The film is shot well but probably not directed well. The setups and steady camera look like a legitimate movie, but something about the scene is off. Even for a plain instution, the set is too empty. Obviously it’s low budget, but the details give it away. A throwaway scene in a hospital room just looks like an office they put a bed and an IV in.
The characters are really F’ing annoying, so that’s another problem with the direction. Alexandre Courtes couldn’t reign it in. They’re all scruffy wannabe rock stars and they look unclean, so one, it’s creepy to see them working in a kitchen handling food, and two what a damn cliché.
George (Rupert Evans) is the sympathetic one, just because he’s responsible in his job and doesn’t treat the inmates terribly. Max (Kenny Doughty) is supposed to be the A-hole but he comes off as such a bitter creep berating the mentally challenged that it’s not even fun to see him get his comeuppance. Ricky (Joseph Kennedy) is generic enough I guess.
The guards are ridiculous too. I know they have to maintain discipline, and they can’t exactly reason with people in the condition these inmates are in, but I don’t buy this R. Lee Ermy wannabe screaming like a drill sergeant and choking out not one, but two problem inmates. That’s not going to maintain any order.
It’s also so stupid that the guard asks the cooks to help him wrangle the inmates. I don’t care how short staffed they are in a crisis. The hospital would never go near the liability that suggests towards the non medical employees or the inmates in their care. I guess that become irrelevant once it’s about survival, but it shows an underdeveloped script.
The Incident is set in 1989 so there are no cell phones to worry about. There are a few solid moments of trying to barricade a room and some surprises. The inmates are a diverse collection from the babbling to the cold, deliberate killers, even a funny one to show insanity takes all forms.

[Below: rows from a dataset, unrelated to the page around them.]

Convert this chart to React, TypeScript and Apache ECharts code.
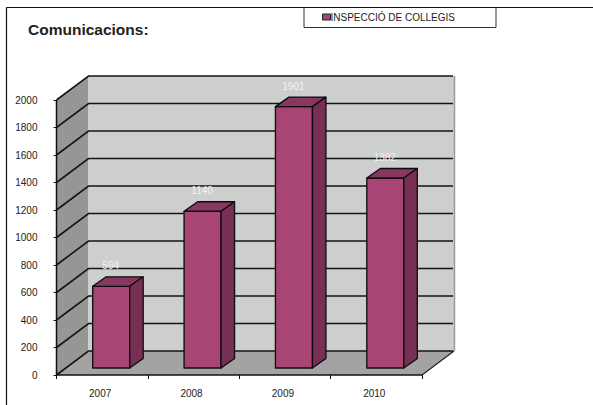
import React, { useEffect, useRef } from "react";
import * as echarts from "echarts";

const categories = ["2007", "2008", "2009", "2010"];
const values = [594, 1140, 1901, 1382];
const yTicks = [0, 200, 400, 600, 800, 1000, 1200, 1400, 1600, 1800, 2000];
const seriesName = "INSPECCIÓ DE COLLEGIS";
const titleText = "Comunicacions:";

const DEPTH_X = 32;
const DEPTH_Y = 24;
const BAR_W = 37;
const BAR_DX = 9;
const BAR_DY = 7;
const BAR_DEPTH_X = 13.5;
const BAR_DEPTH_Y = 9.5;
const font = "'Liberation Sans', Arial, sans-serif";

function poly(points: number[][], fill: string, stroke?: string, lineWidth = 0) {
  return {
    type: "polygon",
    shape: { points },
    style: { fill, stroke: stroke || "none", lineWidth, lineJoin: "round" },
  };
}

function renderWalls(params: any, api: any) {
  const cs = params.coordSys;
  const l = cs.x;
  const r = cs.x + cs.width;
  const t = cs.y;
  const b = cs.y + cs.height;
  const dx = DEPTH_X;
  const dy = DEPTH_Y;
  const children: any[] = [
    poly([[l, t], [l + dx, t - dy], [l + dx, b - dy], [l, b]], "#969696"),
    poly([[l + dx, t - dy], [r + dx, t - dy], [r + dx, b - dy], [l + dx, b - dy]], "#cdcfcf"),
    poly([[l, b], [l + dx, b - dy], [r + dx, b - dy], [r, b]], "#a3a3a3"),
    { type: "line", shape: { x1: r + dx + 0.5, y1: t - dy, x2: r + dx + 0.5, y2: b - dy }, style: { stroke: "#9a9a9a", lineWidth: 1.5 } },
    { type: "line", shape: { x1: l, y1: b, x2: r, y2: b }, style: { stroke: "#111", lineWidth: 1.5 } },
    { type: "line", shape: { x1: r, y1: b, x2: r + dx, y2: b - dy }, style: { stroke: "#222", lineWidth: 1.2 } },
    { type: "line", shape: { x1: l, y1: b, x2: l, y2: t }, style: { stroke: "#111", lineWidth: 1.5 } },
  ];
  yTicks.forEach((v) => {
    const y = api.coord([0, v])[1];
    children.push({
      type: "polyline",
      shape: { points: [[l, y], [l + dx, y - dy], [r + dx - 1, y - dy]] },
      style: { fill: "none", stroke: "#151515", lineWidth: 1.6 },
    });
  });
  return { type: "group", children };
}

function renderBar(_params: any, api: any) {
  const i = api.value(0);
  const v = api.value(1);
  const top = api.coord([i, v]);
  const base = api.coord([i, 0]);
  const x0 = top[0] + BAR_DX - BAR_W / 2;
  const x1 = x0 + BAR_W;
  const yT = top[1] - BAR_DY;
  const yB = base[1] - BAR_DY;
  const ddx = BAR_DEPTH_X;
  const ddy = BAR_DEPTH_Y;
  const stroke = "#0c0c0c";
  return {
    type: "group",
    children: [
      poly([[x0, yT], [x1, yT], [x1, yB], [x0, yB]], "#a84574", stroke, 1.3),
      poly([[x0, yT], [x0 + ddx, yT - ddy], [x1 + ddx, yT - ddy], [x1, yT]], "#873760", stroke, 1.3),
      poly([[x1, yT], [x1 + ddx, yT - ddy], [x1 + ddx, yB - ddy], [x1, yB]], "#782f54", stroke, 1.3),
      {
        type: "text",
        x: x0 + 18,
        y: yT - 20.5,
        style: {
          text: String(v),
          fill: "#f1f1f1",
          font: `10px ${font}`,
          align: "center",
          verticalAlign: "middle",
        },
      },
    ],
  };
}

export default function App() {
  const ref = useRef<HTMLDivElement>(null);
  useEffect(() => {
    const chart = echarts.init(ref.current!, undefined, { renderer: "svg" });
    chart.setOption({
      animation: false,
      backgroundColor: "#ffffff",
      title: {
        text: titleText,
        left: 28,
        top: 21,
        padding: 0,
        textStyle: { fontFamily: font, fontSize: 15.5, fontWeight: "bold", color: "#222" },
      },
      legend: {
        left: 322,
        top: 12,
        padding: 0,
        itemWidth: 8,
        itemHeight: 6,
        itemGap: 0,
        icon: "rect",
        data: [{ name: seriesName, itemStyle: { color: "#a84574", borderColor: "#222", borderWidth: 1 } }],
        textStyle: { fontFamily: font, fontSize: 10, color: "#222", padding: [0, 0, 0, -5] },
      },
      grid: { left: 56.5, top: 100, width: 365.5, height: 275 },
      xAxis: {
        type: "category",
        data: categories,
        axisLine: { show: false },
        axisTick: { show: true, alignWithLabel: false, length: 4, lineStyle: { color: "#111" } },
        axisLabel: { color: "#222", fontFamily: font, fontSize: 10, margin: 13, padding: [0, 4, 0, 0] },
        splitLine: { show: false },
      },
      yAxis: {
        type: "value",
        min: 0,
        max: 2000,
        interval: 200,
        axisLine: { show: false },
        axisTick: { show: true, length: 3, lineStyle: { color: "#111" } },
        axisLabel: {
          color: "#222",
          fontFamily: font,
          fontSize: 10,
          margin: 19,
          padding: [3, 0, 0, 0],
          formatter: (v: number) => String(v),
        },
        splitLine: { show: false },
      },
      graphic: [
        { type: "line", z: 10, shape: { x1: 6.5, y1: 7.5, x2: 593, y2: 7.5 }, style: { stroke: "#111", lineWidth: 1.2 } },
        { type: "line", z: 10, shape: { x1: 6.5, y1: 7.5, x2: 6.5, y2: 405 }, style: { stroke: "#111", lineWidth: 1.2 } },
        { type: "rect", z: 0, shape: { x: 304, y: 7.5, width: 192, height: 20 }, style: { fill: "#fff", stroke: "#333", lineWidth: 1 } },
      ],
      series: [
        {
          type: "custom",
          name: "walls",
          data: [[0, 0]],
          renderItem: renderWalls,
          silent: true,
          z: 1,
          clip: false,
        },
        {
          type: "custom",
          name: seriesName,
          data: values.map((v, i) => [i, v]),
          encode: { x: 0, y: 1 },
          itemStyle: { color: "#a84574" },
          renderItem: renderBar,
          z: 2,
          clip: false,
        },
      ],
    });
    return () => chart.dispose();
  }, []);
  return <div ref={ref} style={{ position: "fixed", left: 0, top: 0, width: 593, height: 405 }} />;
}
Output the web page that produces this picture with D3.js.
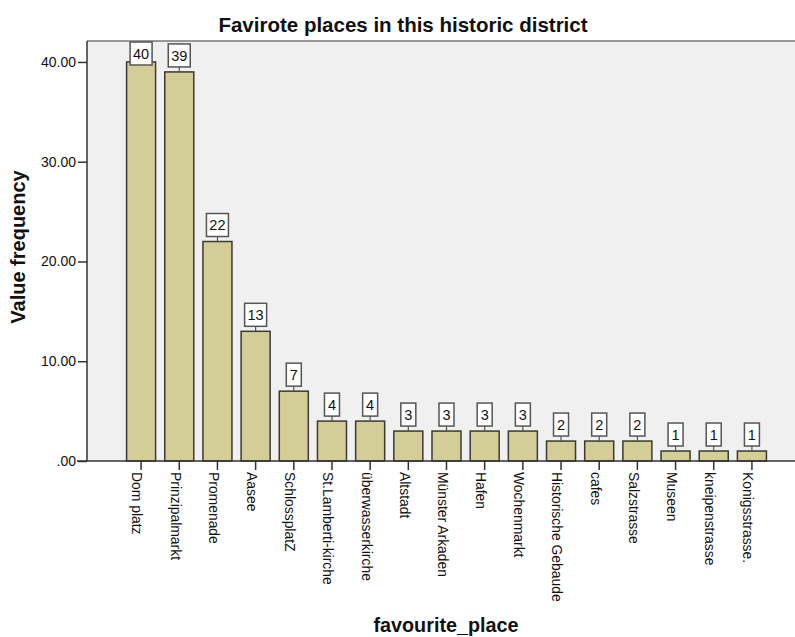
<!DOCTYPE html>
<html>
<head>
<meta charset="utf-8">
<script src="https://cdn.jsdelivr.net/npm/d3@7"></script>
<style>
  body { margin: 0; background: #fff; }
  text { font-family: "Liberation Sans", Arial, sans-serif; fill: #111; }
  .axis path, .axis line { stroke: #333; stroke-width: 1.5; }
</style>
</head>
<body>
<div id="chart"></div>
<script>
// data
var places = ["Dom platz", "Prinzipalmarkt", "Promenade", "Aasee", "SchlossplatZ",
  "St.Lamberti-kirche", "überwasserkirche", "Altstadt", "Münster Arkaden", "Hafen",
  "Wochenmarkt", "Historische Gebaude", "cafes", "Salzstrasse", "Museen",
  "kneipenstrasse", "Konigsstrasse."];
var counts = [40, 39, 22, 13, 7, 4, 4, 3, 3, 3, 3, 2, 2, 2, 1, 1, 1];
var y_ticks = [0, 10, 20, 30, 40];

var data = places.map(function(p, i) { return {name: p, value: counts[i]}; });

var width = 795, height = 637;
var plot = {left: 87, top: 41, right: 795, bottom: 461};

var svg = d3.select("#chart")
  .append("svg")
  .attr("width", width)
  .attr("height", height);

var xScale = d3.scaleBand()
  .range([122, 771])
  .domain(places)
  .paddingInner(0.24)
  .paddingOuter(0.12);

var yScale = d3.scaleLinear()
  .range([plot.bottom, plot.top])
  .domain([0, 42.1]);

// tick labels like spss: .00, 10.00 ...
function fmt(v) { return v === 0 ? ".00" : d3.format(".2f")(v); }

// plot background
svg.append("rect")
  .attr("x", plot.left)
  .attr("y", plot.top)
  .attr("width", plot.right - plot.left)
  .attr("height", plot.bottom - plot.top)
  .attr("fill", "#f0f0f0");

svg.append("line")
  .attr("x1", plot.left).attr("x2", plot.right)
  .attr("y1", plot.top).attr("y2", plot.top)
  .attr("stroke", "#777").attr("stroke-width", 1.5);

// y axis
var yAxis = svg.append("g")
  .attr("class", "axis")
  .attr("transform", "translate(" + plot.left + ",0)")
  .call(d3.axisLeft(yScale).tickValues(y_ticks).tickFormat(fmt).tickSize(9).tickSizeOuter(0));
yAxis.select(".domain").attr("d", "M0," + plot.top + "V" + plot.bottom);
yAxis.selectAll("text")
  .attr("x", -11)
  .style("font-size", "14px")
  .style("font-family", "Liberation Sans, Arial, sans-serif")
  .attr("fill", "#111");

// bars
svg.selectAll(".bar")
  .data(data)
  .enter()
  .append("rect")
  .attr("class", "bar")
  .attr("x", function(d) { return xScale(d.name); })
  .attr("y", function(d) { return yScale(d.value); })
  .attr("width", xScale.bandwidth())
  .attr("height", function(d) { return yScale(0) - yScale(d.value); })
  .attr("fill", "#d3ce98")
  .attr("stroke", "#3a3a32")
  .attr("stroke-width", 1.5);

// x axis (zero line + ticks under each bar)
var xAxis = svg.append("g")
  .attr("class", "axis")
  .attr("transform", "translate(0," + plot.bottom + ")")
  .call(d3.axisBottom(xScale).tickSize(9).tickSizeOuter(0));
xAxis.select(".domain").attr("d", "M" + (plot.left - 10) + ",0H" + plot.right);
xAxis.selectAll("text")
  .attr("transform", "rotate(90)")
  .attr("x", 11)
  .attr("y", 0)
  .attr("dy", "0.62em")
  .attr("dx", 0)
  .style("text-anchor", "start")
  .style("font-size", "13.9px")
  .style("font-family", "Liberation Sans, Arial, sans-serif")
  .attr("fill", "#111");

// value labels in boxes
var box_h = 23;
var labels = svg.selectAll(".vlabel")
  .data(data)
  .enter()
  .append("g")
  .attr("class", "vlabel");

function box_w(d) { return String(d.value).length > 1 ? 22 : 15; }
function box_y(d) { return Math.max(plot.top + 1, yScale(d.value) - 5 - box_h); }
function cx(d) { return xScale(d.name) + xScale.bandwidth() / 2; }

labels.append("line")
  .attr("x1", cx).attr("x2", cx)
  .attr("y1", function(d) { return box_y(d) + box_h; })
  .attr("y2", function(d) { return yScale(d.value); })
  .attr("stroke", "#555").attr("stroke-width", 1.2);

labels.append("rect")
  .attr("x", function(d) { return cx(d) - box_w(d) / 2; })
  .attr("y", box_y)
  .attr("width", box_w)
  .attr("height", box_h)
  .attr("fill", "#fff")
  .attr("stroke", "#555")
  .attr("stroke-width", 1.5);

labels.append("text")
  .attr("x", cx)
  .attr("y", function(d) { return box_y(d) + box_h / 2; })
  .attr("dy", "0.36em")
  .attr("text-anchor", "middle")
  .style("font-size", "14.5px")
  .text(function(d) { return d.value; });

// title + axis titles
svg.append("text")
  .attr("x", 403)
  .attr("y", 32)
  .attr("text-anchor", "middle")
  .style("font-size", "20.5px")
  .style("font-weight", "bold")
  .text("Favirote places in this historic district");

svg.append("text")
  .attr("transform", "translate(25,247) rotate(-90)")
  .attr("text-anchor", "middle")
  .style("font-size", "20px")
  .style("font-weight", "bold")
  .text("Value frequency");

svg.append("text")
  .attr("x", 446)
  .attr("y", 632)
  .attr("text-anchor", "middle")
  .style("font-size", "19.8px")
  .style("font-weight", "bold")
  .text("favourite_place");
</script>
</body>
</html>
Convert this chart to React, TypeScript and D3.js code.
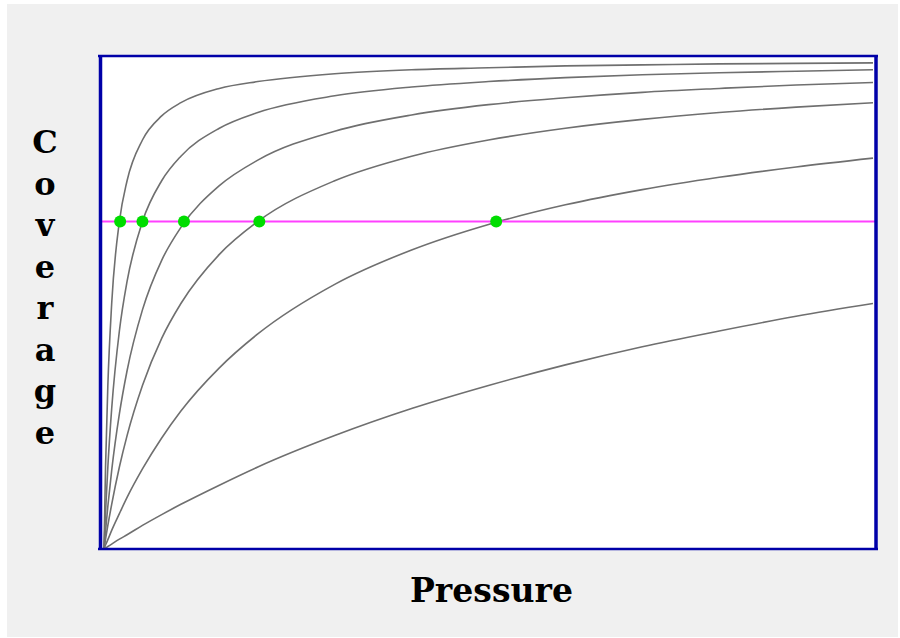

What keeps the film from being any fun is the pace is so slow that a small burst of energy isn’t enough to recover. The atmosphere is just unpleasant, not scary, so the kills aren’t glorious. The victims linger in captivity a while, so you’re just staring at a dirty body with minimal torture. I could applaud a few moments where The Incident goes there but it’s clearly a first film that’ll be a tough lesson for the filmmakers to take.